### Data segment
'''
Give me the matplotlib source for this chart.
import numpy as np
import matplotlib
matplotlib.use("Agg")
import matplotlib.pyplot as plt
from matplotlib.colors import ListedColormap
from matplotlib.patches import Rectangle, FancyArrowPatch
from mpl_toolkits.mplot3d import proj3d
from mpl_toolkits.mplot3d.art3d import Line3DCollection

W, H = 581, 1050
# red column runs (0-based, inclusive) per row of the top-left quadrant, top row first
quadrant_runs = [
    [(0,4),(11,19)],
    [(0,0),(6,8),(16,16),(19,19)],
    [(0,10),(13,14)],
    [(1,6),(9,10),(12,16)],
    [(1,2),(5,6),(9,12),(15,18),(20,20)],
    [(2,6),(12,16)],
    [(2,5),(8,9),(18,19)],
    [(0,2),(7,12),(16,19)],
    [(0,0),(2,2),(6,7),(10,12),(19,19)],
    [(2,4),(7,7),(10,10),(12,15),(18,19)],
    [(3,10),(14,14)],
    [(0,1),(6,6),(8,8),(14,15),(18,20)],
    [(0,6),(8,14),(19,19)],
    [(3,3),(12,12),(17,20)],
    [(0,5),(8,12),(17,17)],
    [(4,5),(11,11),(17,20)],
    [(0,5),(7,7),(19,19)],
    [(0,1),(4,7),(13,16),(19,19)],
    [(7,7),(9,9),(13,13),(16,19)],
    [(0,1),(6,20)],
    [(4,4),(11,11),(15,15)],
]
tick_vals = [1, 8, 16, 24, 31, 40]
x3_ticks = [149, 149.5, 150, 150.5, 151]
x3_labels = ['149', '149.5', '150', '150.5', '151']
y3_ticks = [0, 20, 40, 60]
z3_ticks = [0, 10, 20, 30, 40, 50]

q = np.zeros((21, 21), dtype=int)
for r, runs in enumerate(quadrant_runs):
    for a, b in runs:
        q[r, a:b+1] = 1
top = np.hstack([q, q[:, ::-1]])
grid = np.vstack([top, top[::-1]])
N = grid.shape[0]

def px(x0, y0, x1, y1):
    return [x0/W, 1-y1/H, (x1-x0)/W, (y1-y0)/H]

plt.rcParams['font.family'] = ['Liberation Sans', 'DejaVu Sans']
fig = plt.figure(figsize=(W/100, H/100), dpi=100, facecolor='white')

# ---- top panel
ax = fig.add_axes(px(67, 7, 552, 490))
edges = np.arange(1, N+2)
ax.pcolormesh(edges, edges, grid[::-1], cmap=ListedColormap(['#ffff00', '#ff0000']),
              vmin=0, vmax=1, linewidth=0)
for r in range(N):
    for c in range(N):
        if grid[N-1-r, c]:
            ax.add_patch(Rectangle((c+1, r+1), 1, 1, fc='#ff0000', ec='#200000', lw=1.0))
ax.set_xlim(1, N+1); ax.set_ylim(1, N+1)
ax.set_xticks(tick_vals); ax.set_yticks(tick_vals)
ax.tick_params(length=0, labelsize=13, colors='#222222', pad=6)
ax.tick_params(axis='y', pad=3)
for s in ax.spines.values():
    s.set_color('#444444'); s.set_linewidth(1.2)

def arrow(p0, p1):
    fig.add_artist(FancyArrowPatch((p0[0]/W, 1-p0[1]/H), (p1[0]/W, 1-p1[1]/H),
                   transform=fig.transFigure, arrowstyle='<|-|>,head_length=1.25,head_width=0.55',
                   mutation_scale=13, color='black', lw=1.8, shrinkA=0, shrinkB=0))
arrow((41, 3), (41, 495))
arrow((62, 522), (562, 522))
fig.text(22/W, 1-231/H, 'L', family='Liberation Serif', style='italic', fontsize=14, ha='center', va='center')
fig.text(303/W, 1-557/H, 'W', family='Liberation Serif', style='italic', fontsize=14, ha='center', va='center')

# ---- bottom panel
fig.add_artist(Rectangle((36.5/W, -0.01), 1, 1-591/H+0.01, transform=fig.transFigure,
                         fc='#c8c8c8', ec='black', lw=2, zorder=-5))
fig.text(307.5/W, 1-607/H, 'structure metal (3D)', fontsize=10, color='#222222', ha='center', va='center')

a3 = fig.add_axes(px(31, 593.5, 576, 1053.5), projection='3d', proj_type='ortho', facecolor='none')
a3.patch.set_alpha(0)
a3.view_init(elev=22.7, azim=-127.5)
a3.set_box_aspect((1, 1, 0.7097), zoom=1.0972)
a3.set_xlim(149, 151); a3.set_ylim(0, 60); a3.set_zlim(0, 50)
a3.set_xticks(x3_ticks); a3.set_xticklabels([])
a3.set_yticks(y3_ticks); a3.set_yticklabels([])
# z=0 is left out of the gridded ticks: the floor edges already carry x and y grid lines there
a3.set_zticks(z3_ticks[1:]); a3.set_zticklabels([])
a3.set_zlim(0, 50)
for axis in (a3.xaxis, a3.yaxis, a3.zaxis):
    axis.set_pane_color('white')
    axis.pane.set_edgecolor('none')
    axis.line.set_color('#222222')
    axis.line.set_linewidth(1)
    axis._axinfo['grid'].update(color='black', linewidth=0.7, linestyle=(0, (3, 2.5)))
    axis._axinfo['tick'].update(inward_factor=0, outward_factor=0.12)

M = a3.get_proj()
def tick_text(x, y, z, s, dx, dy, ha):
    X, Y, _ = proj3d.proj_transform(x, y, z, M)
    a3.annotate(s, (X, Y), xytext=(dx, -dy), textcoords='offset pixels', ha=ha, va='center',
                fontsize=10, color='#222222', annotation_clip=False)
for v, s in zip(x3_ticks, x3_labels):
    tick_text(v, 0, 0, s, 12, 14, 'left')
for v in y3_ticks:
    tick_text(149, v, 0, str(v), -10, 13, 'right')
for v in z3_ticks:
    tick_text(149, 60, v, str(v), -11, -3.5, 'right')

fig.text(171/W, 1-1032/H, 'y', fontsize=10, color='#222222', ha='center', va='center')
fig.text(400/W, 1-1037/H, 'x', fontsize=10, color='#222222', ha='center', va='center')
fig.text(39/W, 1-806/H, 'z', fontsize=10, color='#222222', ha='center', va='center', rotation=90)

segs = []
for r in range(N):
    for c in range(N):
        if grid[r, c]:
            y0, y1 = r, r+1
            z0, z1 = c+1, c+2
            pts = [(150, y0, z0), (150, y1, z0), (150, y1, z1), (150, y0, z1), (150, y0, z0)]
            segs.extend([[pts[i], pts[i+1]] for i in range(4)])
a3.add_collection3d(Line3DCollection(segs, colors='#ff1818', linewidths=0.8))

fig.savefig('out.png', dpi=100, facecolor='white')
'''
### What you need to do
Which lines contain the word "matplotlib"? Return each of them.

### Finished exercise
Give me the matplotlib source for this chart.
import matplotlib
matplotlib.use("Agg")
import matplotlib.pyplot as plt
from matplotlib.colors import ListedColormap
from matplotlib.patches import Rectangle, FancyArrowPatch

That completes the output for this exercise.